Exercise 2:  Analyze the errors in the numerical solution of Newton's equation in exercise #1.

Realistic Numerical Errors

Your results from the exercise above should be at odds with the discussion of errors just presented. You should have found that, for any choice of ${\bf F}$ for which an analytic solution is known, both the position and the velocity errors scale only as the first power of $\delta t$--in other words, reducing the time step results in a far smaller improvement in accuracy than the earlier analysis would suggest. Why is this?

Part of the problem comes from the fact that the errors in our scheme are coherent, that is, errors in successive steps tend to be of the same sign--they don't jump around randomly. Thus, if the error after one step is $\epsilon$, then the error after two is roughly $2\epsilon$, the error after $N$ is $\sim N\epsilon$, and so on. (We assume here that the neglected terms in ${\bf F}^\prime$ don't vary too much with time.) Since we are normally interested in integrating across a fixed time interval, the number of steps needed varies as $N\propto1/\delta t$. We thus immediately lose one power of $\delta t$ in our error assessments when we move from integration over a single step to integration over an interval.

A second problem is that the order of the ${\bf x}$ integration is greater than that of the ${\bf v}$ integration. Applying the reasoning of the previous paragraph, we come to the conclusion that the net scaling of the error in ${\bf v}$ is linear in $\delta t$, as observed. However, this in turn affects the ${\bf x}$ integration, since ${\bf v}$ appears in the second term. The result is that the per-step error in ${\bf x}$ acquires a term of the form $\delta {\bf v}\delta t$, i.e. $O(\delta t^2)$, and this becomes $O(\delta t)$ when integrated over a finite interval. The error in ${\bf v}$ actually overwhelms any benefit of including the $\frac12{\bf a}\delta t^2$ term! You can verify this for yourself by simply omitting this term from your program.

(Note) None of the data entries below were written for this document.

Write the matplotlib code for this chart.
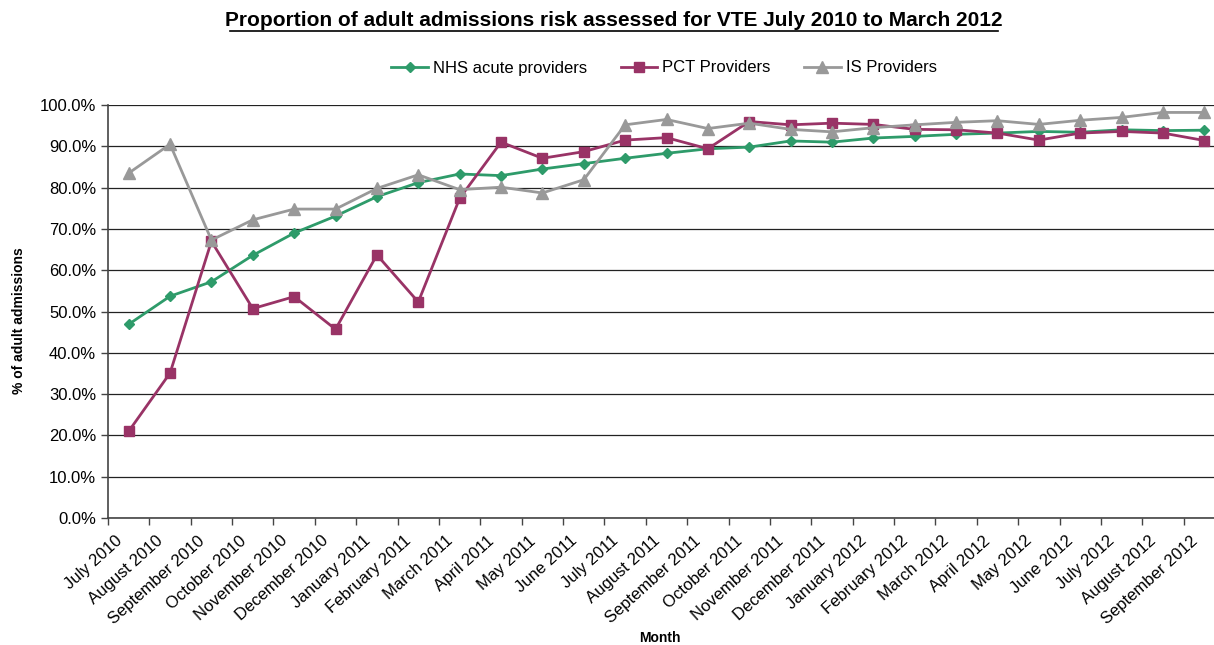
import matplotlib.pyplot as plt
from matplotlib.transforms import ScaledTranslation
import numpy as np

months = ['July 2010', 'August 2010', 'September 2010', 'October 2010', 'November 2010',
          'December 2010', 'January 2011', 'February 2011', 'March 2011', 'April 2011',
          'May 2011', 'June 2011', 'July 2011', 'August 2011', 'September 2011',
          'October 2011', 'November 2011', 'December 2011', 'January 2012', 'February 2012',
          'March 2012', 'April 2012', 'May 2012', 'June 2012', 'July 2012',
          'August 2012', 'September 2012']

nhs_acute = [46.9, 53.7, 57.2, 63.6, 69.0, 73.1, 77.8, 81.2, 83.3, 82.9,
             84.5, 85.8, 87.1, 88.3, 89.4, 89.8, 91.3, 91.0, 92.0, 92.4,
             92.9, 93.2, 93.6, 93.4, 94.0, 93.8, 93.9]
pct = [21.0, 35.1, 67.0, 50.7, 53.6, 45.7, 63.7, 52.3, 77.4, 91.0,
       87.1, 88.7, 91.5, 92.1, 89.4, 96.0, 95.2, 95.6, 95.3, 94.1,
       94.0, 93.2, 91.5, 93.2, 93.6, 93.2, 91.4]
is_prov = [83.5, 90.5, 67.3, 72.2, 74.8, 74.8, 79.8, 83.1, 79.5, 80.1,
           78.7, 81.9, 95.2, 96.5, 94.3, 95.6, 94.1, 93.5, 94.5, 95.2,
           95.8, 96.2, 95.3, 96.3, 97.0, 98.2, 98.2]

plt.rcParams['font.family'] = ['Liberation Sans', 'DejaVu Sans']

fig = plt.figure(figsize=(12.14, 6.45), dpi=100)
ax = fig.add_axes([108 / 1214, 127 / 645, 1117 / 1214, 413 / 645])

x = np.arange(len(months))
ax.plot(x, nhs_acute, color='#2E9B6A', lw=2, marker='D', ms=5.5, label='NHS acute providers')
ax.plot(x, pct, color='#993366', lw=2, marker='s', ms=7, label='PCT Providers')
ax.plot(x, is_prov, color='#999999', lw=2, marker='^', ms=8, label='IS Providers')

ax.set_xlim(-0.5, len(months) - 0.5)
ax.set_ylim(0, 100)
ax.set_yticks(np.arange(0, 101, 10))
ax.set_yticklabels([f'{v:.1f}%' for v in np.arange(0, 101, 10)], fontsize=12)
ax.yaxis.grid(True, color='#222222', lw=0.9)
ax.set_axisbelow(True)

ax.set_xticks(x)
ax.set_xticklabels(months, rotation=42, ha='right', va='top', rotation_mode='anchor', fontsize=12)
ax.tick_params(axis='x', which='major', length=0, pad=8)
shift = ScaledTranslation(-14 / 100, -4 / 100, fig.dpi_scale_trans)
for lab in ax.get_xticklabels():
    lab.set_transform(lab.get_transform() + shift)
ax.set_xticks(np.arange(-0.5, len(months), 1), minor=True)
ax.tick_params(axis='x', which='minor', length=5, width=1, color='#444444', direction='out')
ax.tick_params(axis='y', length=5, width=1, color='#444444', direction='out')

for s in ['top', 'right']:
    ax.spines[s].set_visible(False)
for s in ['left', 'bottom']:
    ax.spines[s].set_color('#444444')
    ax.spines[s].set_linewidth(1.2)

fig.text(19 / 1214, 1 - 321 / 645, '% of adult admissions', rotation=90,
         ha='center', va='center', fontsize=10, fontweight='bold')
fig.text(660 / 1214, 1 - 638 / 645, 'Month', ha='center', va='center', fontsize=10, fontweight='bold')
fig.text(614 / 1214, 1 - 21 / 645,
         'Proportion of adult admissions risk assessed for VTE July 2010 to March 2012',
         ha='center', va='center', fontsize=15, fontweight='bold')
fig.add_artist(plt.Line2D([230 / 1214, 998 / 1214], [1 - 31 / 645, 1 - 31 / 645], color='black', lw=1.2))

ax.legend(loc='center', bbox_to_anchor=(664 / 1214, 1 - 68 / 645), bbox_transform=fig.transFigure,
          ncol=3, frameon=False, fontsize=12, handlelength=2.2, columnspacing=2.0, handletextpad=0.3)

fig.savefig('out.png', dpi=100)
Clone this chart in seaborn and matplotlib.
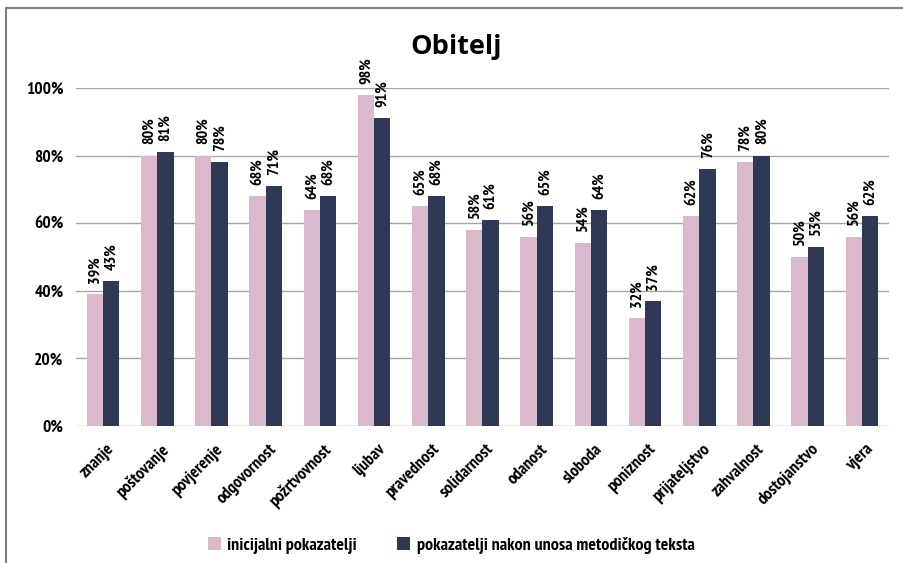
import matplotlib
matplotlib.use("Agg")
import matplotlib.pyplot as plt
import matplotlib.patheffects as pe
import matplotlib.transforms as mtransforms
import seaborn as sns
import pandas as pd
from matplotlib.patches import Patch
from matplotlib.lines import Line2D
from matplotlib import font_manager
from matplotlib.font_manager import FontProperties

categories = ["znanje", "poštovanje", "povjerenje", "odgovornost", "požrtvovnost",
              "ljubav", "pravednost", "solidarnost", "odanost", "sloboda",
              "poniznost", "prijateljstvo", "zahvalnost", "dostojanstvo", "vjera"]
initial = [39, 80, 80, 68, 64, 98, 65, 58, 56, 54, 32, 62, 78, 50, 56]
after = [43, 81, 78, 71, 68, 91, 68, 61, 65, 64, 37, 76, 80, 53, 62]
series_names = ["inicijalni pokazatelji", "pokazatelji nakon unosa metodičkog teksta"]
colors = ["#DBB9CD", "#2E3A55"]

df = pd.DataFrame({
    "kategorija": categories * 2,
    "vrijednost": [v / 100 for v in initial + after],
    "serija": [series_names[0]] * len(categories) + [series_names[1]] * len(categories),
})

sns.set_theme(style="white")


def _weight(w):
    if isinstance(w, str):
        return font_manager.weight_dict.get(w, 400)
    return w


# bold narrow face for all chart text; fall back to a stroked regular face
faces = font_manager.fontManager.ttflist
narrow = [f for f in faces if "Narrow" in f.name and f.style == "normal"]
narrow_bold = [f for f in narrow if _weight(f.weight) >= 600]
if narrow_bold:
    font_file = narrow_bold[0].fname
    thicken = []
elif narrow:
    font_file = narrow[0].fname
    thicken = [pe.withStroke(linewidth=0.75, foreground="black")]
else:
    font_file = None
    thicken = []


def fp(size):
    if font_file:
        return FontProperties(fname=font_file, size=size)
    return FontProperties(family="DejaVu Sans", weight="bold", stretch="condensed", size=size)


plt.rcParams["text.color"] = "black"
plt.rcParams["xtick.color"] = "black"
plt.rcParams["ytick.color"] = "black"

W, H = 904, 563
fig = plt.figure(figsize=(W / 100, H / 100), dpi=100)
ax = fig.add_axes([76 / W, 1 - 426 / H, (889 - 76) / W, (426 - 88) / H])

sns.barplot(data=df, x="kategorija", y="vrijednost", hue="serija",
            palette=colors, width=0.6, gap=0, saturation=1, linewidth=0,
            ax=ax, legend=False)

ax.set_ylim(0, 1)
ax.set_xlim(-0.5, len(categories) - 0.5)
ticks = [0, 0.2, 0.4, 0.6, 0.8, 1.0]
ax.set_yticks(ticks)
ax.set_yticklabels([f"{round(t * 100)}%" for t in ticks], fontproperties=fp(12.5))
ax.yaxis.grid(True, color="#A6A6A6", linewidth=1.0)
ax.set_axisbelow(True)
for s in ax.spines.values():
    s.set_visible(False)
ax.tick_params(axis="y", length=0, pad=9)
ax.tick_params(axis="x", length=0, pad=11)
ax.set_xlabel("")
ax.set_ylabel("")
ax.set_xticks(range(len(categories)))
ax.set_xticklabels(categories, rotation=45, ha="right", rotation_mode="anchor",
                   fontproperties=fp(12.5))
shift = mtransforms.ScaledTranslation(3 / 100, 0, fig.dpi_scale_trans)
for lbl in ax.get_xticklabels():
    lbl.set_transform(lbl.get_transform() + shift)
for lbl in ax.get_xticklabels() + ax.get_yticklabels():
    lbl.set_path_effects(thicken)

for cont, vals in zip(ax.containers, [initial, after]):
    texts = ax.bar_label(cont, labels=[f"{v}%" for v in vals], rotation=90, padding=8,
                         fontproperties=fp(11.5), clip_on=False)
    for t in texts:
        t.set_path_effects(thicken)

fig.text(0.505, 1 - 47 / H, "Obitelj", ha="center", va="center", fontsize=19.5,
         fontweight="bold", family=["Open Sans", "DejaVu Sans"])

handles = [Patch(facecolor=c, edgecolor="none") for c in colors]
leg = fig.legend(handles, series_names, loc="center", bbox_to_anchor=(451 / W, 1 - 545 / H),
                 ncol=2, frameon=False, handlelength=0.72,
                 handleheight=0.72, columnspacing=2.25, handletextpad=0.35,
                 prop=fp(13))
for t in leg.get_texts():
    t.set_path_effects(thicken)

# outer frame: top and left edges
fig.add_artist(Line2D([6 / W, 1.0], [1 - 8 / H, 1 - 8 / H], transform=fig.transFigure,
                      color="#7F7F7F", linewidth=1.5))
fig.add_artist(Line2D([6 / W, 6 / W], [0.0, 1 - 8 / H], transform=fig.transFigure,
                      color="#7F7F7F", linewidth=1.5))

fig.savefig("out.png", dpi=100)
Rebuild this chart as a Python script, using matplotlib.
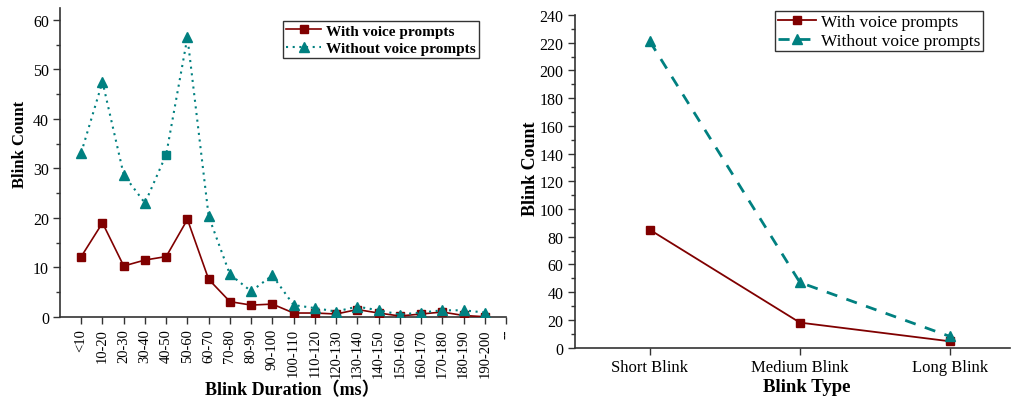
import matplotlib
matplotlib.use("Agg")
import matplotlib.pyplot as plt
from matplotlib.ticker import MultipleLocator

plt.rcParams['font.family'] = ['Liberation Serif', 'Noto Sans CJK SC', 'DejaVu Sans']

# ---- data: left panel ----
duration_labels = ["<10", "10-20", "20-30", "30-40", "40-50", "50-60", "60-70", "70-80",
                   "80-90", "90-100", "100-110", "110-120", "120-130", "130-140", "140-150",
                   "150-160", "160-170", "170-180", "180-190", "190-200"]
extra_tick_label = "--"
with_voice = [12.2, 19.0, 10.3, 11.5, 12.2, 19.7, 7.6, 3.1, 2.4, 2.6,
              0.8, 0.8, 0.6, 1.5, 0.8, 0.2, 0.6, 1.0, 0.3, 0.05]
without_voice = [33.2, 47.5, 28.7, 23.0, 32.8, 56.5, 20.3, 8.6, 5.2, 8.4,
                 2.4, 1.8, 1.1, 2.1, 1.35, 0.5, 0.9, 1.35, 1.35, 0.9]
square_index = 4  # the 40-50 point of "without" is drawn as a square in the original

# ---- data: right panel ----
blink_types = ["Short Blink", "Medium Blink", "Long Blink"]
type_with = [85, 18, 4.5]
type_without = [221, 47, 8]

RED = '#800000'
TEAL = '#008080'
AXC = '#333333'

fig = plt.figure(figsize=(10.12, 4.02), dpi=100)
ax1 = fig.add_axes([0.0593, 0.209, 0.4407, 0.7687])
ax2 = fig.add_axes([0.568, 0.133, 0.430, 0.827])

# ---- left ----
x1 = list(range(len(duration_labels)))
ax1.plot(x1, with_voice, color=RED, lw=1.2, marker='s', ms=5.5,
         label='With voice prompts', zorder=3)
tri_idx = [i for i in x1 if i != square_index]
ax1.plot(x1, without_voice, color=TEAL, lw=1.5, ls=(0, (1, 2.2)), marker='^', ms=6.5,
         markevery=tri_idx, label='Without voice prompts', zorder=4)
ax1.plot([x1[square_index]], [without_voice[square_index]], color=TEAL, marker='s',
         ms=5.5, ls='none', zorder=5)
ax1.set_xlim(-1, len(duration_labels))
ax1.set_ylim(0, 62.4)
ax1.set_xticks(list(range(len(duration_labels) + 1)))
ax1.set_xticklabels(duration_labels + [extra_tick_label], rotation=90, fontsize=10.5)
ax1.yaxis.set_major_locator(MultipleLocator(10))
ax1.yaxis.set_minor_locator(MultipleLocator(5))
ax1.tick_params(axis='y', labelsize=11.5, length=5, width=1, color=AXC, pad=3)
ax1.tick_params(axis='y', which='minor', length=3, width=1, color=AXC)
ax1.tick_params(axis='x', length=5, width=1, color=AXC, pad=3)
ax1.set_ylabel('Blink Count', fontsize=12, fontweight='bold')
ax1.yaxis.set_label_coords(-0.072, 0.56)
ax1.set_xlabel('Blink Duration（ms）', fontsize=13, fontweight='bold')
ax1.xaxis.set_label_coords(0.52, -0.208)
for s in ['top', 'right']:
    ax1.spines[s].set_visible(False)
for s in ['left', 'bottom']:
    ax1.spines[s].set_color(AXC)
    ax1.spines[s].set_linewidth(1.2)
leg1 = ax1.legend(loc='upper left', bbox_to_anchor=(0.5, 0.958), frameon=True,
                  fancybox=False, edgecolor='black', prop={'weight': 'bold', 'size': 11},
                  handlelength=2.3, borderpad=0.2, labelspacing=0.25, handletextpad=0.3,
                  borderaxespad=0)
leg1.get_frame().set_linewidth(1.0)

# ---- right ----
x2 = list(range(len(blink_types)))
ax2.plot(x2, type_with, color=RED, lw=1.3, marker='s', ms=6, label='With voice prompts', zorder=3)
ax2.plot(x2, type_without, color=TEAL, lw=2.0, ls=(0, (4, 3.5)), marker='^', ms=7,
         label='Without voice prompts', zorder=4)
ax2.set_xlim(-0.5, 2.4)
ax2.set_ylim(0, 240)
ax2.set_xticks(x2)
ax2.set_xticklabels(blink_types, fontsize=12)
ax2.yaxis.set_major_locator(MultipleLocator(20))
ax2.yaxis.set_minor_locator(MultipleLocator(10))
ax2.tick_params(axis='y', labelsize=11.5, length=5, width=1, color=AXC, pad=3)
ax2.tick_params(axis='y', which='minor', length=3, width=1, color=AXC)
ax2.tick_params(axis='x', length=5, width=1, color=AXC, pad=3)
ax2.set_ylabel('Blink Count', fontsize=13, fontweight='bold')
ax2.yaxis.set_label_coords(-0.083, 0.54)
ax2.set_xlabel('Blink Type', fontsize=13.5, fontweight='bold')
ax2.xaxis.set_label_coords(0.533, -0.093)
for s in ['top', 'right']:
    ax2.spines[s].set_visible(False)
for s in ['left', 'bottom']:
    ax2.spines[s].set_color(AXC)
    ax2.spines[s].set_linewidth(1.2)
leg2 = ax2.legend(loc='upper left', bbox_to_anchor=(0.46, 1.012), frameon=True,
                  fancybox=False, edgecolor='black', prop={'size': 12.5},
                  handlelength=2.2, borderpad=0.15, labelspacing=0.15, handletextpad=0.3,
                  borderaxespad=0)
leg2.get_frame().set_linewidth(1.0)

fig.savefig('out.png', dpi=100)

Better Integration Schemes

Newton's equation of motion

$$m \frac{d^2{\bf x}}{dt^2} = {\bf F}({\bf x}, {\bf v}, t),$$

constitute an ordinary differential equation of second order with specified initial values for $x$ and $v$. All second order differential equation can be split into 2 coupled first order differential equations with the same initial values. Newton's equation then becomes

$$m \frac{d{\bf v}}{dt} = {\bf F}({\bf x}, {\bf v}, t)$$

$$\frac{d{\bf x}}{dt} = v$$

In the following sections we will systematically describe better integration schemes to solve such coupled systems of ordinary first order differential equations.